Élue à la vice-présidence de la FPJQ en novembre 2014, Lise Millette en était devenue la présidente en février 2015, alors que Pierre Craig démissionnait pour raison de santé. Un  mois après l’attentant dans la salle de nouvelles de Charlie Hebdo à Paris et alors que le petit monde du journalisme n’avait plus qu’une idée en tête, défendre la liberté d’expression et celle d’informer, condition sine qua non à la vie en démocratie.

Une préoccupation qui est devenue son cheval de bataille durant ses dix-huit mois de présidence. Une bataille qu’elle a menée notamment en région. Parce que nombreuses sont les voix qui s’y sont éteintes ces dernières années, via la disparition d’hebdomadaires, la concentration de la presse écrite ou encore la coupure d’heures d’antennes régionales tant à télévision qu’à la radio. Aussi parce que certains maires s’y comportent en «roitelets», selon l’expression de son prédécesseur, refusant ici, les caméras et les micros lors des séances de conseils municipaux, là, de répondre aux questions des journalistes.

«Quand je parle de sentiment d’inachevé, c’est que j’ai l’impression que ça bouge sur ce terrain, reprend-elle. Des consultations vont notamment être menées à l’automne sur la disparition de voix en région. Quant aux maires, ce sera probablement un objectif pour le prochain président. Il y aura des élections municipales l’an prochain, donc de nouveaux élus. Il va falloir recommencer notre travail de sensibilisation auprès d’eux. Leur faire comprendre ce qu’est notre métier.»

Lanceurs d’alerte

Mme Millette note par ailleurs que certains maires ont bien conscience du fait que l’extinction des voix en région n’est pas une bonne nouvelle pour eux non plus, notamment pour rejoindre les citoyens électeurs. Elle voit de l’espoir également dans l’élection du maire de Sherbrooke Bernard Sévigny à la présidence de l’Union des municipalités du Québec (UMQ). Un ex-journaliste.

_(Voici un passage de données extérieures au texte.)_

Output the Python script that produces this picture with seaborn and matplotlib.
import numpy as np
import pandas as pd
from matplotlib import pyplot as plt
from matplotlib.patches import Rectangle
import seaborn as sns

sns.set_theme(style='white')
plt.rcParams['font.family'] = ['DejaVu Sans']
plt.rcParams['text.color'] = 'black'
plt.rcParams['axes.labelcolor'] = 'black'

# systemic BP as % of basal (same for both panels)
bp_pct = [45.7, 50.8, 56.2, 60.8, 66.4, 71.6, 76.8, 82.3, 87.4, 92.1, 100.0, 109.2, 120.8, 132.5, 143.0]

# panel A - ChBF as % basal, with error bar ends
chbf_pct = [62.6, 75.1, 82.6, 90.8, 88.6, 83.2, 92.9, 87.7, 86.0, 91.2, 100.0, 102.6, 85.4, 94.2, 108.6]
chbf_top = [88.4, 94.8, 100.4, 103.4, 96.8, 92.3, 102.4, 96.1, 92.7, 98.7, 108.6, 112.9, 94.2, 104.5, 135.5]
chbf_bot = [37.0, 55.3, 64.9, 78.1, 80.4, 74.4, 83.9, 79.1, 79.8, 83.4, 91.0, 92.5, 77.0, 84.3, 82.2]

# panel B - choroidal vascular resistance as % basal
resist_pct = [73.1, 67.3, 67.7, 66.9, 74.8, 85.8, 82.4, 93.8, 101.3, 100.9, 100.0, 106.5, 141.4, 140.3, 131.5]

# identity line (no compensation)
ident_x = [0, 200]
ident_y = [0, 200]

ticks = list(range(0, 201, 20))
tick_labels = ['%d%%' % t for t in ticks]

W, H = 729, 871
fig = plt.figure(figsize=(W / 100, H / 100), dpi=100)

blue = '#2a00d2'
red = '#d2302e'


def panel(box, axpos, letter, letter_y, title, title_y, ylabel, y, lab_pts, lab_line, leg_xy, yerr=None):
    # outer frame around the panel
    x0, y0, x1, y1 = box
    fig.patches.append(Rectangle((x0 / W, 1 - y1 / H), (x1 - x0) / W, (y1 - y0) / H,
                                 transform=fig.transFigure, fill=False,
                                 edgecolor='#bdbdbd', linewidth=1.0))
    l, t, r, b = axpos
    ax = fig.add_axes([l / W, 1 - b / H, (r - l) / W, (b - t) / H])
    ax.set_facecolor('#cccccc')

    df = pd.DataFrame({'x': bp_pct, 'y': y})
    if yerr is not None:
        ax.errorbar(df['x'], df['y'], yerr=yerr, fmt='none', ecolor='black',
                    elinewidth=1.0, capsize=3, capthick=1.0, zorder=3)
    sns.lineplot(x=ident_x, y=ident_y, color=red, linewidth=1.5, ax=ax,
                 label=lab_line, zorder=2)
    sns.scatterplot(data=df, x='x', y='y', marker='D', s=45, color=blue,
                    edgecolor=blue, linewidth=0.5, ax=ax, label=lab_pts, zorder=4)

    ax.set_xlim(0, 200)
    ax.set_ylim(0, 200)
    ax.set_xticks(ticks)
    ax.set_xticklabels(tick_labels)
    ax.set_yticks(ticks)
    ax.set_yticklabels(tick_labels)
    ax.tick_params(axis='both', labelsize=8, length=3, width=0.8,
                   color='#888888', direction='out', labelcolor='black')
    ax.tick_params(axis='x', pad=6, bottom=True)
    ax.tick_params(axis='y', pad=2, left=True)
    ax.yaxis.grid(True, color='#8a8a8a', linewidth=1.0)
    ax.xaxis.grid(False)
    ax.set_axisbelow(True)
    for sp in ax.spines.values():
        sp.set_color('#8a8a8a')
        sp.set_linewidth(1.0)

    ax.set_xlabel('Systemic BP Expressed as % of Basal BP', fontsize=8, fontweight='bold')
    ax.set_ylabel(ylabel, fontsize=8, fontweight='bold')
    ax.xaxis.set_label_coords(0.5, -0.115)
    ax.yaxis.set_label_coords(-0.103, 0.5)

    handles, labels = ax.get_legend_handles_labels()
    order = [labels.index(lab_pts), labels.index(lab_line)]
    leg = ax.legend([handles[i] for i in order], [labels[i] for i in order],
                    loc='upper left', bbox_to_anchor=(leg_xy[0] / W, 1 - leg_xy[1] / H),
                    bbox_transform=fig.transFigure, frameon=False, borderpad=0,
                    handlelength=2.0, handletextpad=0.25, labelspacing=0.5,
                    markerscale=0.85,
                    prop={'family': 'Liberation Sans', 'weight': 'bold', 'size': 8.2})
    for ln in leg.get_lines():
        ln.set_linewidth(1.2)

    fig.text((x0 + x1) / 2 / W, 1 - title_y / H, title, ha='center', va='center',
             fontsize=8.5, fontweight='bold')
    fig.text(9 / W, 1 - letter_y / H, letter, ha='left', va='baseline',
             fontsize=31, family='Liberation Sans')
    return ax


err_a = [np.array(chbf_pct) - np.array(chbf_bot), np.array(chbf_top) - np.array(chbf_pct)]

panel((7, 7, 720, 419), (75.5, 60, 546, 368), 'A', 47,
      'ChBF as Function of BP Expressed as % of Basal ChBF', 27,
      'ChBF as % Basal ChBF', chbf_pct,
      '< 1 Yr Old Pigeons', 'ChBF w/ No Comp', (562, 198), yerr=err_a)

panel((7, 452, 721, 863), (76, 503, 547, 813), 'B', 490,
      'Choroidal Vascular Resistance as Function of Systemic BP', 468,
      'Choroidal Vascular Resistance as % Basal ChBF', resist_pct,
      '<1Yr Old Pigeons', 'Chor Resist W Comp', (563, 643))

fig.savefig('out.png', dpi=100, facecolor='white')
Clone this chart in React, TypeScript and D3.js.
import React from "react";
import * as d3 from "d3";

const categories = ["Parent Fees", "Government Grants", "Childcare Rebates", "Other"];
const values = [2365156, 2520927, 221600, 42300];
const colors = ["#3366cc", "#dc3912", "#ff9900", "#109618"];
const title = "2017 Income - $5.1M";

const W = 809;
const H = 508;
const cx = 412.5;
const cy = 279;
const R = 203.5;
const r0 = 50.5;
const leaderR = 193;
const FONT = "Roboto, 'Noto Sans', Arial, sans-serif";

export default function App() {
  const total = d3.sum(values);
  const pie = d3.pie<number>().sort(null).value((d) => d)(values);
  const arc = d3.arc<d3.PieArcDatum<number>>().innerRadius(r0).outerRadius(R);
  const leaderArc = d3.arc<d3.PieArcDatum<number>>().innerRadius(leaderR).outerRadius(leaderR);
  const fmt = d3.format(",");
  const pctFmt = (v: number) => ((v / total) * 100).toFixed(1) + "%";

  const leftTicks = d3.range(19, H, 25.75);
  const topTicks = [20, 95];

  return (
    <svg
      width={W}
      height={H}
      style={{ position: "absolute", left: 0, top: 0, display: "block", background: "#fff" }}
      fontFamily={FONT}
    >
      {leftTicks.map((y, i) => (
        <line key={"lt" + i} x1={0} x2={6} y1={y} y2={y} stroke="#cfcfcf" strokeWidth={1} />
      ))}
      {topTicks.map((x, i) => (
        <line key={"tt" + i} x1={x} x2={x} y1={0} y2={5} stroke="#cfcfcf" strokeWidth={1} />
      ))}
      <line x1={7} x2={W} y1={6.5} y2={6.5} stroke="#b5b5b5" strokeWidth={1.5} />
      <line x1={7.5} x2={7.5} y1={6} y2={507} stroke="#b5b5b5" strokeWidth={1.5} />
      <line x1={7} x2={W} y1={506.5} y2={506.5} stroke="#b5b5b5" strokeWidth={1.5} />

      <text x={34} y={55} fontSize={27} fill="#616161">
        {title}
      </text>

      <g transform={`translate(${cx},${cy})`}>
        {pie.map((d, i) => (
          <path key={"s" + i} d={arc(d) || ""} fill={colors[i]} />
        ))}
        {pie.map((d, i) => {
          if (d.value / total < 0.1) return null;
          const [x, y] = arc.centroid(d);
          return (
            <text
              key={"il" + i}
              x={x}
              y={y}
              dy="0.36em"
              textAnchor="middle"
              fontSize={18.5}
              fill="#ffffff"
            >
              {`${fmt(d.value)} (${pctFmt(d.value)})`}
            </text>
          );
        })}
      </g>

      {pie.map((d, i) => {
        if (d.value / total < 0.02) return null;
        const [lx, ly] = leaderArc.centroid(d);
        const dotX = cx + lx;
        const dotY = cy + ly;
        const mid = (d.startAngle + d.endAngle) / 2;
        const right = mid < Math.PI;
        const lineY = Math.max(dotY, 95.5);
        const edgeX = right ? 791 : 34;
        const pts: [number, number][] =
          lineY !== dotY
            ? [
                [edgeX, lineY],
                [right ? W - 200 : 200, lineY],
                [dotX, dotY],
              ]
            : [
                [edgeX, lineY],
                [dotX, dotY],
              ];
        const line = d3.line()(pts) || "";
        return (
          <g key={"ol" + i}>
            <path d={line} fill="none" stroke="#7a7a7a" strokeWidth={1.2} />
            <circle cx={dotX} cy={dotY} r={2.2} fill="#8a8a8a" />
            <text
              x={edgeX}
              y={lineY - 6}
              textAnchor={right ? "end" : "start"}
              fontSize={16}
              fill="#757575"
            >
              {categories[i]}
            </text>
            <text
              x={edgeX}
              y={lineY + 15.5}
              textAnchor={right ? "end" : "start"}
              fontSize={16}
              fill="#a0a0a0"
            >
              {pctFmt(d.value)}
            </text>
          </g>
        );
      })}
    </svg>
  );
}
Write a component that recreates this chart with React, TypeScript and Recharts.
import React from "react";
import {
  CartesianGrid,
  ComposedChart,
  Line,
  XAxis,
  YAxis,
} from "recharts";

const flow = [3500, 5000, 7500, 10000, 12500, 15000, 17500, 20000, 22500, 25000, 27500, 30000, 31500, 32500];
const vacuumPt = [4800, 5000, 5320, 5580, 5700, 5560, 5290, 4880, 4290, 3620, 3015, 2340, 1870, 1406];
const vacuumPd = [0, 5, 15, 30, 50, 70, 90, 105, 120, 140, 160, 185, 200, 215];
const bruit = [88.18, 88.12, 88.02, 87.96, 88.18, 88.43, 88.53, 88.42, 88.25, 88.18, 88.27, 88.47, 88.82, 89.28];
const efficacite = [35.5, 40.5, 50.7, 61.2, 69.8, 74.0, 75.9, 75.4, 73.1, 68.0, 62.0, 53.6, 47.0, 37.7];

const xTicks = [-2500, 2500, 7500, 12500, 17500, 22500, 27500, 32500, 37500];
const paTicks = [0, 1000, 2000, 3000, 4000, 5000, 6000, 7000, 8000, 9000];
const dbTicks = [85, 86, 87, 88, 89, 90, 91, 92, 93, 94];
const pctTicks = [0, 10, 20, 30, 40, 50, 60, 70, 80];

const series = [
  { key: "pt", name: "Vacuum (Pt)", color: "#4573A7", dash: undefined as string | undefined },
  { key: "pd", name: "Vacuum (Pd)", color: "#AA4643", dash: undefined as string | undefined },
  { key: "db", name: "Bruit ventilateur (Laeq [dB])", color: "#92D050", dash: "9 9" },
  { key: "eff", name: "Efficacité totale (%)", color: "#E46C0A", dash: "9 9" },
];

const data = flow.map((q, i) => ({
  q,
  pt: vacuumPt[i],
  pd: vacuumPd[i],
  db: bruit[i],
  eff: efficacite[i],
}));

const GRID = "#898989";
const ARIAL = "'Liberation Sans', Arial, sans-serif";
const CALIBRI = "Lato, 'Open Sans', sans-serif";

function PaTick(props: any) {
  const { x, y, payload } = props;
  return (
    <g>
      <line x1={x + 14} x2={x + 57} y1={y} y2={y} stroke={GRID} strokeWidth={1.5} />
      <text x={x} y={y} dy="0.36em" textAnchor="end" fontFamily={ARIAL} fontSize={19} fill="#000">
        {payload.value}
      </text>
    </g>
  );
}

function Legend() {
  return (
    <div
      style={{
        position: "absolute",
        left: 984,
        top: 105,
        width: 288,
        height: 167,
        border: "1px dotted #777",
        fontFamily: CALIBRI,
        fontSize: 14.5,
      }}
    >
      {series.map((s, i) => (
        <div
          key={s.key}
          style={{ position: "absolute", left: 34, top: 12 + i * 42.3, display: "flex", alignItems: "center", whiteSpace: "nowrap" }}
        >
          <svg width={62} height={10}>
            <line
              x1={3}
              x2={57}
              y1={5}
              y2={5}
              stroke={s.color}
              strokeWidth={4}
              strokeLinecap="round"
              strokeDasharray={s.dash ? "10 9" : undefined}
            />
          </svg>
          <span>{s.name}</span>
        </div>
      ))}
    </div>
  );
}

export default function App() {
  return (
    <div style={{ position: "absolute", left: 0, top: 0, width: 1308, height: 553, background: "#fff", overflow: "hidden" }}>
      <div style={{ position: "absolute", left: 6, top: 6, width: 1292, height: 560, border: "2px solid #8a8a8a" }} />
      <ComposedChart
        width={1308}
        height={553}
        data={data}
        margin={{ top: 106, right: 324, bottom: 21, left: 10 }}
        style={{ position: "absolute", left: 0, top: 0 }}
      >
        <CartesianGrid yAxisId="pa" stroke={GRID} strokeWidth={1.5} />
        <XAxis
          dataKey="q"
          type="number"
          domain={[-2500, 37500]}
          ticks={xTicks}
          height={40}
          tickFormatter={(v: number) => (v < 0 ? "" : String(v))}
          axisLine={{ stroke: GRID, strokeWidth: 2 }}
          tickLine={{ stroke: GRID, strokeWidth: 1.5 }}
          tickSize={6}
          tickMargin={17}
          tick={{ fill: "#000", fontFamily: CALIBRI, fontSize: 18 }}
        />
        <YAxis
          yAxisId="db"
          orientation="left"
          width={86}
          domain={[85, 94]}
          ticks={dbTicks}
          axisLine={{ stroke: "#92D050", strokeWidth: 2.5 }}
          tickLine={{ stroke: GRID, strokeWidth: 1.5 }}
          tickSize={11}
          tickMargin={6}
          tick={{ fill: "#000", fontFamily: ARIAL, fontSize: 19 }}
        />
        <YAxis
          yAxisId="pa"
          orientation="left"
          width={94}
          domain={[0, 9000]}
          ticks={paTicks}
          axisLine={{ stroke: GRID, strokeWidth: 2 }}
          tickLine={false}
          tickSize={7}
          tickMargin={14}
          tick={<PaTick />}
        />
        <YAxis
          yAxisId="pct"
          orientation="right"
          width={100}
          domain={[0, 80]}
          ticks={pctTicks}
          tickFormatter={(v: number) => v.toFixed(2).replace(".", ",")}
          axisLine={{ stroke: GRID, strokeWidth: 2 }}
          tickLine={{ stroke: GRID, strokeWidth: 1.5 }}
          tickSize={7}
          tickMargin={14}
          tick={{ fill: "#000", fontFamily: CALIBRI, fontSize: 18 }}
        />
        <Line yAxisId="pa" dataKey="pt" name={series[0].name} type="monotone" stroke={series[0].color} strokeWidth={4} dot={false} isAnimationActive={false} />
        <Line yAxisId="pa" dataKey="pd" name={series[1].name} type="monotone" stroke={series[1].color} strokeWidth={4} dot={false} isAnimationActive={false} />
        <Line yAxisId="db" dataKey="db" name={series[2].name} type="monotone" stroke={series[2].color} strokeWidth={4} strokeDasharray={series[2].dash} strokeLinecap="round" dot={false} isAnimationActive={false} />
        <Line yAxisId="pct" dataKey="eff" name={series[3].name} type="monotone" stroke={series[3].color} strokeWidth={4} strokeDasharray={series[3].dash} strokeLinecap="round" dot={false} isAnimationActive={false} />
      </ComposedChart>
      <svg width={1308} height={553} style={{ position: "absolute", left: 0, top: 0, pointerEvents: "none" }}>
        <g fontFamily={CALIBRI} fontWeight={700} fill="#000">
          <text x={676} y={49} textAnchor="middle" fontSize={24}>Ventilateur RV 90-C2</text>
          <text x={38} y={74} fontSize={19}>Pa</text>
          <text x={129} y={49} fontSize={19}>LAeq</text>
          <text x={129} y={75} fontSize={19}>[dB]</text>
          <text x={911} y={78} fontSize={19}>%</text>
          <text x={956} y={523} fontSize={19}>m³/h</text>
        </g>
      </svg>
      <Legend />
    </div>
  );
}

Mais de son aveu même, c’est finalement un autre dossier, et celui-là qu’elle n’avait pas vu venir, qui l’a le plus occupée durant son mandat de présidente : celui de la protection des lanceurs d’alerte.

«Parce que le projet de loi 87 est arrivé sur la table, explique-t-elle. Ça m’a menée vers un autre type de réflexion. La bataille pour l’intérêt public et pour ceux qui veulent protéger l’intérêt du public, sera probablement la prochaine bataille collective que nous aurons à mener. Et pour la mener, il va falloir un concert de voix qui ne seront pas que journalistiques.»

La FPJQ a présenté un mémoire sur le sujet, qu’elle est allée défendre en commission parlementaire. Lise Millette a rencontré plusieurs sonneurs d’alarme et nombre de personnes de la société civile lui ont écrit à ce sujet.

«Personne ne parle en leurs noms, expose-t-elle. La Fédé peut prendre la parole pour défendre les journalistes. Mais ces M. et Mme tout le monde qui osent briser le silence pour dire qu’il y a quelque-chose qui ne fonctionne pas, quelque-chose qui n’est pas sain, ils ne font partie d’aucun ordre, d’aucune association, personne ne les protège. Et pourtant la société, la démocratie ont besoin d’eux.»

Attention aux exceptions

Un dossier qu’elle ne compte pas laisser tomber malgré son retrait du CA de la FPJQ. En tant que journaliste à l’Agence QMI, elle suivra les débats et les futurs projets de loi. Car oui, protéger ses sources incombe aux journalistes, mais selon elle, il faudra être très attentif à ce qu’on met dans les textes législatifs.

«Que ce soit le projet 87 qui doit faciliter la divulgation d’actes répréhensibles dans les organismes publics, que ce soit celui sur les lobbyistes, ou encore celui sur les municipalités qui ne devrait pas tarder lui non plus, il faudra faire très attention, prévient-elle. Déjà, on se rend compte que le gouvernement a décidé de protéger les sources secteur par secteur, plutôt que de voter un texte qui protégerait tout. Ça veut dire que chaque profession ou chaque catégorie aura ses exceptions, ses exemptions, ses limites. Ça va être difficile de savoir jusqu’où telle ou telle personne a le droit d’aller.»

Ce sera donc maintenant au prochain conseil d’administration de se pencher sur la question et de suivre le dossier. Selon les statuts de la FPJQ, Jean-Thomas Léveillé, reporter international à La Presse et vice-président de l’organisation depuis novembre dernier, a pris l’intérim de la présidence. Le conseil d’administration devrait se réunir au cours du mois de septembre pour établir un plan de match.